Q-Lab/Tools
Optogenetics
Optogenetics is a cutting-edge technique that uses light to control neurons that have been genetically modified to express light-sensitive ion channels. This tool enables precise temporal and spatial manipulation of neural circuits, allowing researchers to study their functions in vivo.
Chemogenetics
Chemogenetics involves the use of engineered receptors activated by designer drugs to modulate specific neuronal populations. This approach provides a versatile platform for investigating neural circuit dynamics and their behavioral outcomes in a controlled manner.
Patch Clamps
Patch clamp electrophysiology is a gold-standard method for measuring ionic currents in individual cells or small cell populations. It enables high-resolution analysis of the electrical properties of neurons, contributing to a deeper understanding of their physiology.
Fiber Photometry
Fiber photometry is a real-time imaging tool that monitors calcium dynamics or neurotransmitter release in neuronal populations. It provides insights into the activity of specific neural circuits during behavioral tasks.
Extracellular Electrophysiology
Extracellular electrophysiology records the electrical activity of neurons in vivo or in vitro. This technique is critical for understanding network-level interactions and the role of specific neuronal populations in physiological and pathological processes.

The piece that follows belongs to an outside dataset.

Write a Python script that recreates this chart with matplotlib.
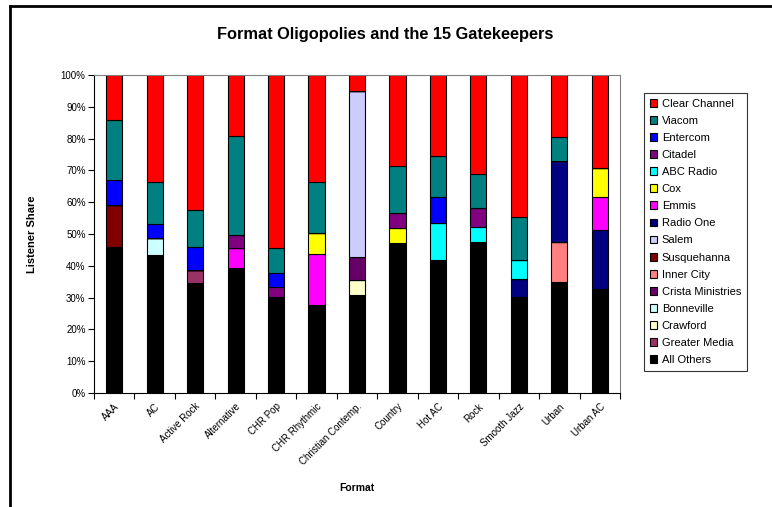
import matplotlib
matplotlib.use("Agg")
import matplotlib.pyplot as plt
import numpy as np
from matplotlib.lines import Line2D
from matplotlib.ticker import FixedLocator, FuncFormatter

plt.rcParams['font.family'] = ['Liberation Sans', 'DejaVu Sans']

formats = ["AAA", "AC", "Active Rock", "Alternative", "CHR Pop", "CHR Rhythmic",
           "Christian Contemp.", "Country", "Hot AC", "Rock", "Smooth Jazz",
           "Urban", "Urban AC"]

# listener share (%) per owner, stacked bottom to top in this order
all_others = [45.9, 43.4, 34.6, 39.3, 30.2, 27.8, 30.7, 47.2, 41.9, 47.5, 30.2, 35.0, 32.7]
greater_media = [0, 0, 4.2, 0, 0, 0, 0, 0, 0, 0, 0, 0, 0]
crawford = [0, 0, 0, 0, 0, 0, 4.7, 0, 0, 0, 0, 0, 0]
bonneville = [0, 5.3, 0, 0, 0, 0, 0, 0, 0, 0, 0, 0, 0]
crista = [0, 0, 0, 0, 0, 0, 7.4, 0, 0, 0, 0, 0, 0]
inner_city = [0, 0, 0, 0, 0, 0, 0, 0, 0, 0, 0, 12.4, 0]
susquehanna = [13.1, 0, 0, 0, 0, 0, 0, 0, 0, 0, 0, 0, 0]
salem = [0, 0, 0, 0, 0, 0, 52.2, 0, 0, 0, 0, 0, 0]
radio_one = [0, 0, 0, 0, 0, 0, 0, 0, 0, 0, 5.6, 25.7, 18.7]
emmis = [0, 0, 0, 6.3, 0, 15.8, 0, 0, 0, 0, 0, 0, 10.2]
cox = [0, 0, 0, 0, 0, 6.7, 0, 4.6, 0, 0, 0, 0, 9.2]
abc_radio = [0, 0, 0, 0, 0, 0, 0, 0, 11.7, 4.7, 6.0, 0, 0]
citadel = [0, 0, 0, 4.0, 3.0, 0, 0, 4.8, 0, 6.0, 0, 0, 0]
entercom = [7.9, 4.5, 7.1, 0, 4.5, 0, 0, 0, 8.1, 0, 0, 0, 0]
viacom = [18.8, 13.2, 11.7, 31.3, 7.8, 16.1, 0, 14.7, 12.9, 10.7, 13.5, 7.3, 0]
clear_channel = [14.3, 33.6, 42.4, 19.1, 54.5, 33.6, 5.0, 28.7, 25.4, 31.1, 44.7, 19.6, 29.2]

series = [
    ("All Others", all_others, "#000000"),
    ("Greater Media", greater_media, "#993366"),
    ("Crawford", crawford, "#FFFFCC"),
    ("Bonneville", bonneville, "#CCFFFF"),
    ("Crista Ministries", crista, "#660066"),
    ("Inner City", inner_city, "#FF8080"),
    ("Susquehanna", susquehanna, "#800000"),
    ("Salem", salem, "#CCCCFF"),
    ("Radio One", radio_one, "#000080"),
    ("Emmis", emmis, "#FF00FF"),
    ("Cox", cox, "#FFFF00"),
    ("ABC Radio", abc_radio, "#00FFFF"),
    ("Citadel", citadel, "#800080"),
    ("Entercom", entercom, "#0000FF"),
    ("Viacom", viacom, "#008080"),
    ("Clear Channel", clear_channel, "#FF0000"),
]

fig = plt.figure(figsize=(7.72, 5.07), dpi=100)
ax = fig.add_axes([94 / 772, 1 - 393 / 507, (620 - 94) / 772, (393 - 75) / 507])

x = np.arange(len(formats))
bottom = np.zeros(len(formats))
bars = []
for name, vals, col in series:
    vals = np.array(vals)
    b = ax.bar(x, vals, 0.4, bottom=bottom, color=col, edgecolor="black",
               linewidth=0.8, label=name)
    bars.append(b)
    bottom += vals

ax.set_xlim(-0.5, len(formats) - 0.5)
ax.set_ylim(0, 100)
ax.set_yticks(np.arange(0, 101, 10))
ax.yaxis.set_major_formatter(FuncFormatter(lambda v, p: "%d%%" % v))
ax.set_xticks(x)
ax.set_xticklabels(formats, rotation=45, ha="right", rotation_mode="anchor", fontsize=7)
ax.tick_params(axis="x", which="major", length=0, pad=6)
ax.xaxis.set_minor_locator(FixedLocator(np.arange(-0.5, len(formats), 1)))
ax.tick_params(axis="x", which="minor", length=4, direction="out", width=0.8)
ax.tick_params(axis="y", labelsize=7, length=4, width=0.8, pad=2)

for s in ["top", "right"]:
    ax.spines[s].set_color("#808080")
    ax.spines[s].set_linewidth(0.8)
for s in ["left", "bottom"]:
    ax.spines[s].set_linewidth(0.8)

fig.text(32 / 772, 1 - 234 / 507, "Listener Share", fontsize=8, fontweight="bold",
         rotation=90, ha="center", va="center")
fig.text(357 / 772, 1 - 488 / 507, "Format", fontsize=7.5, fontweight="bold",
         ha="center", va="center")
fig.text(385 / 772, 1 - 35 / 507, "Format Oligopolies and the 15 Gatekeepers",
         fontsize=11.75, fontweight="bold", ha="center", va="center")

handles = bars[::-1]
labels = [s[0] for s in series][::-1]
leg = fig.legend(handles, labels, loc="upper left",
                 bbox_to_anchor=(644 / 772, 1 - 93 / 507), fontsize=8,
                 frameon=True, fancybox=False, edgecolor="black",
                 handlelength=0.7, handleheight=0.7, handletextpad=0.4,
                 labelspacing=0.64, borderpad=0.5, borderaxespad=0)
leg.get_frame().set_linewidth(0.8)

# outer chart border (cropped on the right and bottom)
fig.add_artist(Line2D([10 / 772, 10 / 772], [0, 1 - 6 / 507], color="black",
                      linewidth=2, transform=fig.transFigure))
fig.add_artist(Line2D([10 / 772, 1], [1 - 6 / 507, 1 - 6 / 507], color="black",
                      linewidth=2, transform=fig.transFigure))

fig.savefig("out.png", dpi=100)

XPCT (X-ray Phase-Contrast Tomography)
XPCT is an advanced imaging technique that visualizes soft tissues with high resolution and contrast. This tool is particularly useful for studying structural changes in neural and other biological tissues.
Behavioral Tests
Behavioral tests are experimental protocols designed to evaluate various cognitive, emotional, and motor functions in animal models. These tests provide critical data on how neural manipulations impact behavior.
Animal Husbandry
Animal husbandry involves the care, breeding, and management of laboratory animals in a controlled and ethical environment to ensure reliable experimental outcomes. This includes the generation and maintenance of advanced genetic models such as 5xFAD, AgRP-Cre, and double transgenic lines. These specialized models are crucial for studying complex biological processes like neurodegeneration, metabolism, and neural circuit dynamics.